Das ist aber schon alles schon bekannt die durch Herrn Tino Schopf mit SPD Parteibuch hinreichend belegt ist, es wäre nun doch eine gute Möglichkeit mal über das Thema zu unterhalten zumal Daniel Kurth und Tino Schopf der gleiche Partei angehören.

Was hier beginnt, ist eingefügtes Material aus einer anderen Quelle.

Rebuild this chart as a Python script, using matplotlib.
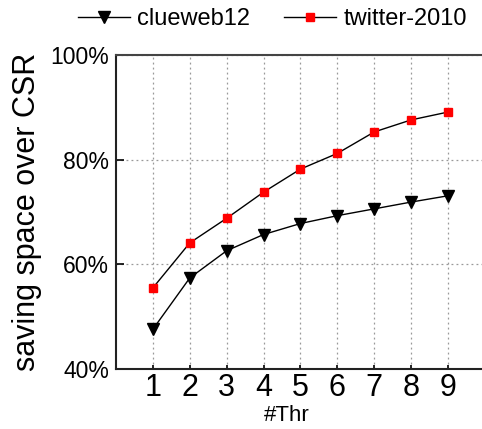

Der Landrat im Landkreis Barnim muss, wenn er so großzügig Mietwagenkonzessionen rausgibt, auch seinen Pflichten nachkommen. Laut Paragraf 49 des Pbfg , muss ein Mietwagen nach Beendigung seines Fahrauftrages direkt zum Betriebssitz zurückkehren, es sei denn er hat direkt einen schriftlichen Folgeauftrag. Das nennt sich Rückkehrpflicht!!! Diese lässt sich dank der der Digitalisierung ganz einfach überprüfen. Die Mietwagen aus den Brandenburger Landkreisen, die für Uber, Bolt oder andere Vermittler fahren, sind überwiegend in Berlin unterwegs und warten nach jeder Fahrt irgendwo in der Stadt. Das ist jedesmal ein Verstoß gegen das Personbeförderungsgesetz !!!!
Liebe Behörden, wachen Sie auf und machen Ihre Arbeit!!